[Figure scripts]
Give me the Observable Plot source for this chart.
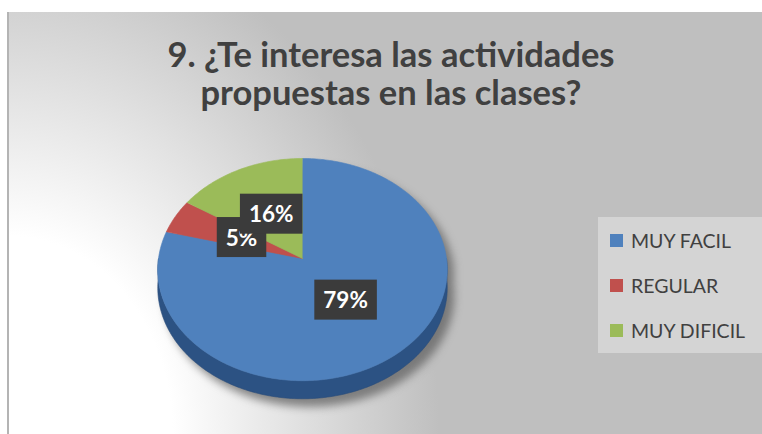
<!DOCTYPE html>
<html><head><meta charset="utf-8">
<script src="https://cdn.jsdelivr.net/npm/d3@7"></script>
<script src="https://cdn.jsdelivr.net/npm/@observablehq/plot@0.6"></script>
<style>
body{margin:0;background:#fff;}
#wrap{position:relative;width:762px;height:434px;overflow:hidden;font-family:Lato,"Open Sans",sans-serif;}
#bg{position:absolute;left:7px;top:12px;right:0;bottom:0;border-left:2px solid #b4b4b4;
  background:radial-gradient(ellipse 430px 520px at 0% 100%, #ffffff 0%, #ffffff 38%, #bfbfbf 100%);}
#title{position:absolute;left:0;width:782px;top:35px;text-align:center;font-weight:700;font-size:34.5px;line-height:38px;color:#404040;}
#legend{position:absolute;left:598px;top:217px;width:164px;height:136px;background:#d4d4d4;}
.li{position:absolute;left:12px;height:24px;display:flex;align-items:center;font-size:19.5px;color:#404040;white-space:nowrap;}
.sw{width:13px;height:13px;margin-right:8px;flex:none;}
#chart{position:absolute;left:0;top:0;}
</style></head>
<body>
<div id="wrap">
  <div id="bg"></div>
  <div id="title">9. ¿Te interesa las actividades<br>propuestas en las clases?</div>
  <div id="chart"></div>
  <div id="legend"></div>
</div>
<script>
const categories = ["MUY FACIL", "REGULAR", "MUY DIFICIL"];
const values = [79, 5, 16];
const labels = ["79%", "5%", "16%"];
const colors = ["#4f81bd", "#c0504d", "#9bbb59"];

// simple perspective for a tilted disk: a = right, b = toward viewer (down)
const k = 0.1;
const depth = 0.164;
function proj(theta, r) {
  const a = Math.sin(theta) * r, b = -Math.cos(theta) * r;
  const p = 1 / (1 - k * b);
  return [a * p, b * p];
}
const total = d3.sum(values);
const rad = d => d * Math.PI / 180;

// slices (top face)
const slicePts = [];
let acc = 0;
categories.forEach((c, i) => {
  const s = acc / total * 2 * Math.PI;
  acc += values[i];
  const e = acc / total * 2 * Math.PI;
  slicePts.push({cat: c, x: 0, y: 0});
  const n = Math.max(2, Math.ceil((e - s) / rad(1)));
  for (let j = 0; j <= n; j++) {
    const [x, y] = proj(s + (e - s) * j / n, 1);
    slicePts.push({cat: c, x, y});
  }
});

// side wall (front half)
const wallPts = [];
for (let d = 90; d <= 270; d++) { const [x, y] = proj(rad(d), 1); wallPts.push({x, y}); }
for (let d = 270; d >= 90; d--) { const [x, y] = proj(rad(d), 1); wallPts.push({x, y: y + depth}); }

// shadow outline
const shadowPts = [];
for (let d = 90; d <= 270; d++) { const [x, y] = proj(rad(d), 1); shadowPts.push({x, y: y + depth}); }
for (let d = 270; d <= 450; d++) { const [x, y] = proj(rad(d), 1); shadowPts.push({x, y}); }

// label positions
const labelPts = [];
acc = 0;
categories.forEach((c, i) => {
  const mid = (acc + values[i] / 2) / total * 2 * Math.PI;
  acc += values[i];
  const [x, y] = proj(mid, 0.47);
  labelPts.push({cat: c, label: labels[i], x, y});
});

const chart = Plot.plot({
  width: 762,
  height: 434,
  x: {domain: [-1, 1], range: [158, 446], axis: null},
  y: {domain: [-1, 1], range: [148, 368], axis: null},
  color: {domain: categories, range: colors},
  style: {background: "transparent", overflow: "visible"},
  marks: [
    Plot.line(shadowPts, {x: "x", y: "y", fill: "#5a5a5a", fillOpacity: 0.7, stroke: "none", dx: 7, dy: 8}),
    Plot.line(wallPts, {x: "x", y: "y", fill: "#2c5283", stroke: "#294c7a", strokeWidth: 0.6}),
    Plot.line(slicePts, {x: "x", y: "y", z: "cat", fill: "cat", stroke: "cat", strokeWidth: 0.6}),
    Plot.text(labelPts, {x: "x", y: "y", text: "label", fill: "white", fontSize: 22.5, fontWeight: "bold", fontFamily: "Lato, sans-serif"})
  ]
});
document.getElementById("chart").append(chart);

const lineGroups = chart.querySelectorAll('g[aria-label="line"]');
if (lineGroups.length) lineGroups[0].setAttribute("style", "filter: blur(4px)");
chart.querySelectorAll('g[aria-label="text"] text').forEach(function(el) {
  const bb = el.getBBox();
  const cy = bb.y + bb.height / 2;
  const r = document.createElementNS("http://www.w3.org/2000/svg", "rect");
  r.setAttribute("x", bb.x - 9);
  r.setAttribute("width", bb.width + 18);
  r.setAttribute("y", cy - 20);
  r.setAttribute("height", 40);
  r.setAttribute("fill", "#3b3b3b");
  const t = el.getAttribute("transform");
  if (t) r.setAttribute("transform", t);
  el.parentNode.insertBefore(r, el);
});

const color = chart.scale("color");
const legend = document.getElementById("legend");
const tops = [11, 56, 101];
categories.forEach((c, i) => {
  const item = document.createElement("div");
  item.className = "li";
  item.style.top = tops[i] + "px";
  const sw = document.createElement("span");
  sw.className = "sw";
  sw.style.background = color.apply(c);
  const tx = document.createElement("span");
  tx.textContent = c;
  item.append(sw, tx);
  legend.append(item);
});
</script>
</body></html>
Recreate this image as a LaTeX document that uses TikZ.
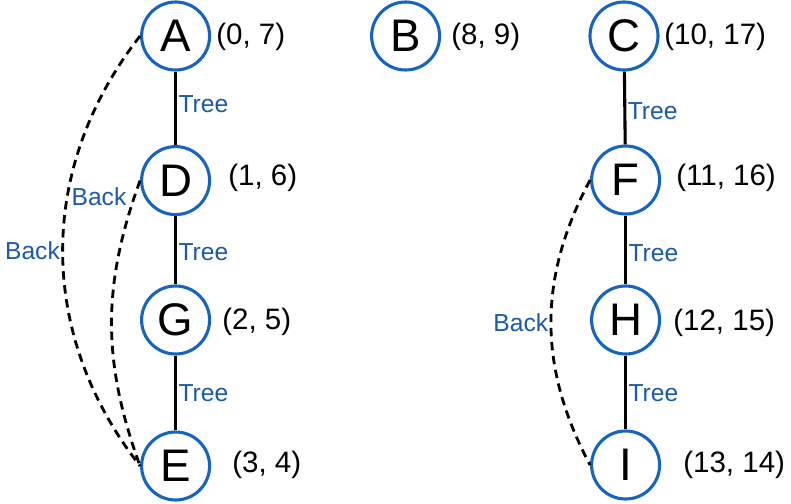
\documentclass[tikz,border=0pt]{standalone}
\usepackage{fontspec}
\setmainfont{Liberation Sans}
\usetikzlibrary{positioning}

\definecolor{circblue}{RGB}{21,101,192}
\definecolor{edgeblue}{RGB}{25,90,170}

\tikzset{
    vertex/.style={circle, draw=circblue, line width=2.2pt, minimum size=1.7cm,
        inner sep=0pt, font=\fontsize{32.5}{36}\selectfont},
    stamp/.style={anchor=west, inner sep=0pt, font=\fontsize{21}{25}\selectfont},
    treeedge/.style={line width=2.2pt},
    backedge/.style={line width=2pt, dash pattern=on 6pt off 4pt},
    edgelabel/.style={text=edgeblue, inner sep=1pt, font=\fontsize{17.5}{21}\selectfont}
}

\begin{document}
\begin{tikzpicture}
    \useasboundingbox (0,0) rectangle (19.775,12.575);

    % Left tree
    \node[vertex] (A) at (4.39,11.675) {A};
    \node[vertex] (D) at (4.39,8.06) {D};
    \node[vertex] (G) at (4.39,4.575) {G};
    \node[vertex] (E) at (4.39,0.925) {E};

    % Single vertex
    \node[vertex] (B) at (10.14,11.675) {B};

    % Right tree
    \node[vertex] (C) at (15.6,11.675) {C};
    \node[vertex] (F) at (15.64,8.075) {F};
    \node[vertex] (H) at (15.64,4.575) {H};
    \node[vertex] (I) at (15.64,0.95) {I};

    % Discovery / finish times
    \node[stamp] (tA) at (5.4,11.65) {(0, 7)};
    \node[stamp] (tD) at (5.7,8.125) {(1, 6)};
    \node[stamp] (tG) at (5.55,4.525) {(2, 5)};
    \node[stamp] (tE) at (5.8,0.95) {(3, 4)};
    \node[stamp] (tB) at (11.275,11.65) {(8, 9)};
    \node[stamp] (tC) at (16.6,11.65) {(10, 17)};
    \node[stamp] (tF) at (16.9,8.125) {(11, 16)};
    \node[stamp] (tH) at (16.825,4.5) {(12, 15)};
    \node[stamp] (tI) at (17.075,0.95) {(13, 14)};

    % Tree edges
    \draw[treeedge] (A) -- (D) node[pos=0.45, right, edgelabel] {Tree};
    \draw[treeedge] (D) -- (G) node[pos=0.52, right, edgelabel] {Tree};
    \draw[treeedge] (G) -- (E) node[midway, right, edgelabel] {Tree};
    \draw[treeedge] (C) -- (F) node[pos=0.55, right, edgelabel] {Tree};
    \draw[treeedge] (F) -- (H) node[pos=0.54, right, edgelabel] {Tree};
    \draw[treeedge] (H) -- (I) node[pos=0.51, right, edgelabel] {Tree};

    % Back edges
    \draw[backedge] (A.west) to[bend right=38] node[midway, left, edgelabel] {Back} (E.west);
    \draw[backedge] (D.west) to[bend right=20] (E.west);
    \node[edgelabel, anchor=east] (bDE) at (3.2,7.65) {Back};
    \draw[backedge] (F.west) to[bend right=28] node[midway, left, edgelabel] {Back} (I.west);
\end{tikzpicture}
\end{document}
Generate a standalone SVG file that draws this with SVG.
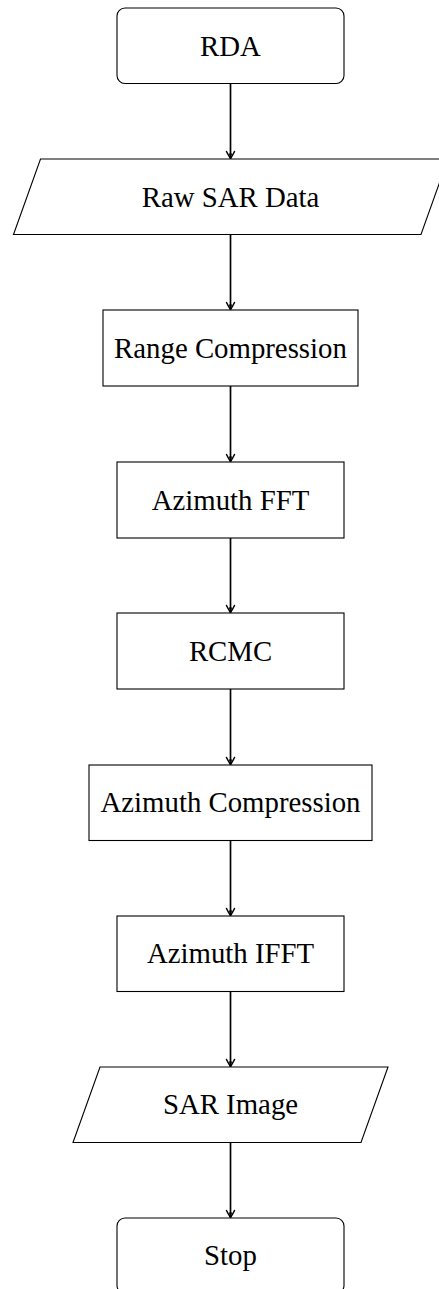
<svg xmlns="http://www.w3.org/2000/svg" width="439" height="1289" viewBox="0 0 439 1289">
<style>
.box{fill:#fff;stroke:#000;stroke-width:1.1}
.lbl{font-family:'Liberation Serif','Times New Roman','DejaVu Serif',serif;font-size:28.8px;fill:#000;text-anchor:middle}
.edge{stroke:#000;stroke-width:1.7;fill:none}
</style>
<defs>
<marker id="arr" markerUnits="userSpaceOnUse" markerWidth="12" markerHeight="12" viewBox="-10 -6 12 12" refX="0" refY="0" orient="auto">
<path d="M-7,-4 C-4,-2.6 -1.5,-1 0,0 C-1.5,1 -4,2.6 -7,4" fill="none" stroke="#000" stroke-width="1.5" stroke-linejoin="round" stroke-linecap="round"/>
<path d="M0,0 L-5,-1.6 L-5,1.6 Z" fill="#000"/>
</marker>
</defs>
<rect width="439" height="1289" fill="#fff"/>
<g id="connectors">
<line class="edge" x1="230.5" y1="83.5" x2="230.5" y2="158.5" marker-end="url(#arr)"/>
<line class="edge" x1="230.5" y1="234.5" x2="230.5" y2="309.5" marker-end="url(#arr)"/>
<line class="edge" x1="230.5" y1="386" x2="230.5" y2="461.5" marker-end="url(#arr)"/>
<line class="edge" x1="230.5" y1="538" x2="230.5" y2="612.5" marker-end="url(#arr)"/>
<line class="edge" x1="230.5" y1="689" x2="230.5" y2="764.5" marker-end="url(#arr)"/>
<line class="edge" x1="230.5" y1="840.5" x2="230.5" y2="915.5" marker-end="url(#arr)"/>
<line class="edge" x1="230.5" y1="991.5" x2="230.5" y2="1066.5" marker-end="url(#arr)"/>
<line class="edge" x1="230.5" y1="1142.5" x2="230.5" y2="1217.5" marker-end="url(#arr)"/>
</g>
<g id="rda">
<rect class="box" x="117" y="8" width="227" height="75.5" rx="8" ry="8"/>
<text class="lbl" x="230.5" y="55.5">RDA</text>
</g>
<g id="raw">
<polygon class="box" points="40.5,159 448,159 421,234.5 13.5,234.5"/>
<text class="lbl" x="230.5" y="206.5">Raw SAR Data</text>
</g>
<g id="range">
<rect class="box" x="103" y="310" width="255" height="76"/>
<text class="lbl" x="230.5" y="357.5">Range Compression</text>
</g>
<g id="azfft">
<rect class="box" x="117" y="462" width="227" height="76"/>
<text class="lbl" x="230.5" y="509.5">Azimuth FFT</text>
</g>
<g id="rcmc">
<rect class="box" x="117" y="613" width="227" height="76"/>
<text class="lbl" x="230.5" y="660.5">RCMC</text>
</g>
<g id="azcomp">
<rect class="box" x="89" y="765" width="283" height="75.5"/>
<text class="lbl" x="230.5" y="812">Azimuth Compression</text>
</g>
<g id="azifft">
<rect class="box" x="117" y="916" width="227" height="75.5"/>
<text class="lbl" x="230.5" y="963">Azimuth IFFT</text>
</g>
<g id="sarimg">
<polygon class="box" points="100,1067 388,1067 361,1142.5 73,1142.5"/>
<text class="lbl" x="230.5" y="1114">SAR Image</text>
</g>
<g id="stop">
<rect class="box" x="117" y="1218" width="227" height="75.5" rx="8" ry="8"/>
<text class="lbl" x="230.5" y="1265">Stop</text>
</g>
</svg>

- _Problem to work on_
Copy the part that starts at the line with "Recreate this image" and finishes at the line with "(I) at (15.64,0.95)", both included, and nothing more. Pictures are left out.

- _Solution for this exercise_
Recreate this image as a LaTeX document that uses TikZ.
\documentclass[tikz,border=0pt]{standalone}
\usepackage{fontspec}
\setmainfont{Liberation Sans}
\usetikzlibrary{positioning}

\definecolor{circblue}{RGB}{21,101,192}
\definecolor{edgeblue}{RGB}{25,90,170}

\tikzset{
    vertex/.style={circle, draw=circblue, line width=2.2pt, minimum size=1.7cm,
        inner sep=0pt, font=\fontsize{32.5}{36}\selectfont},
    stamp/.style={anchor=west, inner sep=0pt, font=\fontsize{21}{25}\selectfont},
    treeedge/.style={line width=2.2pt},
    backedge/.style={line width=2pt, dash pattern=on 6pt off 4pt},
    edgelabel/.style={text=edgeblue, inner sep=1pt, font=\fontsize{17.5}{21}\selectfont}
}

\begin{document}
\begin{tikzpicture}
    \useasboundingbox (0,0) rectangle (19.775,12.575);

    % Left tree
    \node[vertex] (A) at (4.39,11.675) {A};
    \node[vertex] (D) at (4.39,8.06) {D};
    \node[vertex] (G) at (4.39,4.575) {G};
    \node[vertex] (E) at (4.39,0.925) {E};

    % Single vertex
    \node[vertex] (B) at (10.14,11.675) {B};

    % Right tree
    \node[vertex] (C) at (15.6,11.675) {C};
    \node[vertex] (F) at (15.64,8.075) {F};
    \node[vertex] (H) at (15.64,4.575) {H};
    \node[vertex] (I) at (15.64,0.95) {I};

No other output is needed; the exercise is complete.